Kornél Mundruczó’s White God has won the top prize in Un Certain Regard at the 67th Cannes Film Festival.

White God

Hungarian director Kornél Mundruczo has won the Un Certain Regard prize at the Cannes Film Festival with his film White God (Feher Isten).

The Hungary-Germany-Sweden co-production centres on a 12-year-old girl who runs away from home to search for her dog. Sales are handled by The Match Factory.

It marks a triumphant return to Cannes for Mundruczo, who was previously in Competition in 2008 with Delta, which won the Fipresci prize, and in 2010 with Tender Son: The Frankenstein Project. His feature Johanna played in Un Certain Regard in 2005.

It has been a good week for Body, the dog who played Hagen in White God, who became the first canine to be invited on stage with Thierry Fremaux at the film’s Un Certain Regard screening and earlier today won the coveted Palm Dog.

The Jury Prize went to Swedish film Force Majeure (Turist). Ruben Ostlund’s story is about a family on holiday at a ski resort and the dynamics between them in the wake of an avalanche. The Coproduction Office has already secured multiple sales on the film.

The Un Certain Regard Special Prize went to The Salt of the Earth, a documentary from Cannes veteran Wim Wenders - who won the Palme d’Or for Paris, Texas in 1984. The film, about Brazilian photographer Sebastiao Salgado, was co-directed by his son Juliano Ribeiro Salgado.

Party Girl, which opened Un Certain Regard, won the Ensemble prize for first time directors Marie Amachoukeli, Claire Burger and Samuel Theis. Earlier today, Pyramide Films International reported sales of the film, a drama-doc hybrid about a woman who chooses to quit her job as a nightclub hostess to get married and settle down.

David Gulpilil won Best Actor for his role in Charlie’s Country, directed by Rolf de Heer.

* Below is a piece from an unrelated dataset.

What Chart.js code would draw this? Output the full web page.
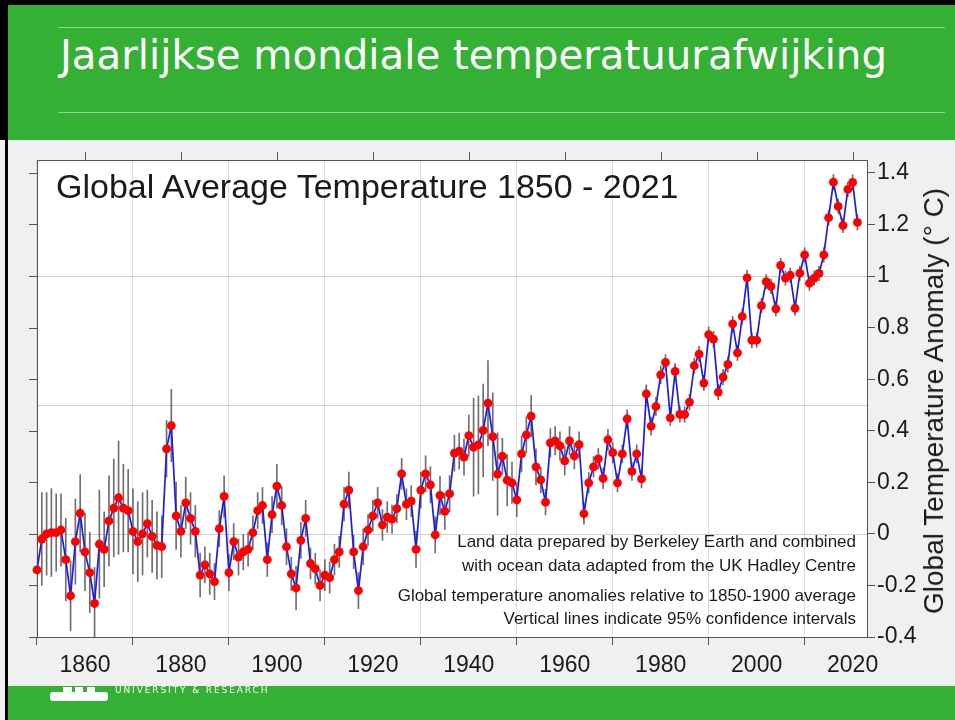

This year’s Un Certain Regard line-up included 20 films in comoetition from 23 different countries. Seven of them were first films.

The jury was led by Argentinian director Pablo Trapero and comprised Criterion Collection president Peter Becker, Scandinavian actress Maria Bonnevie, French actress Géraldine Pailhas and director Moussa Touré from Sénégal.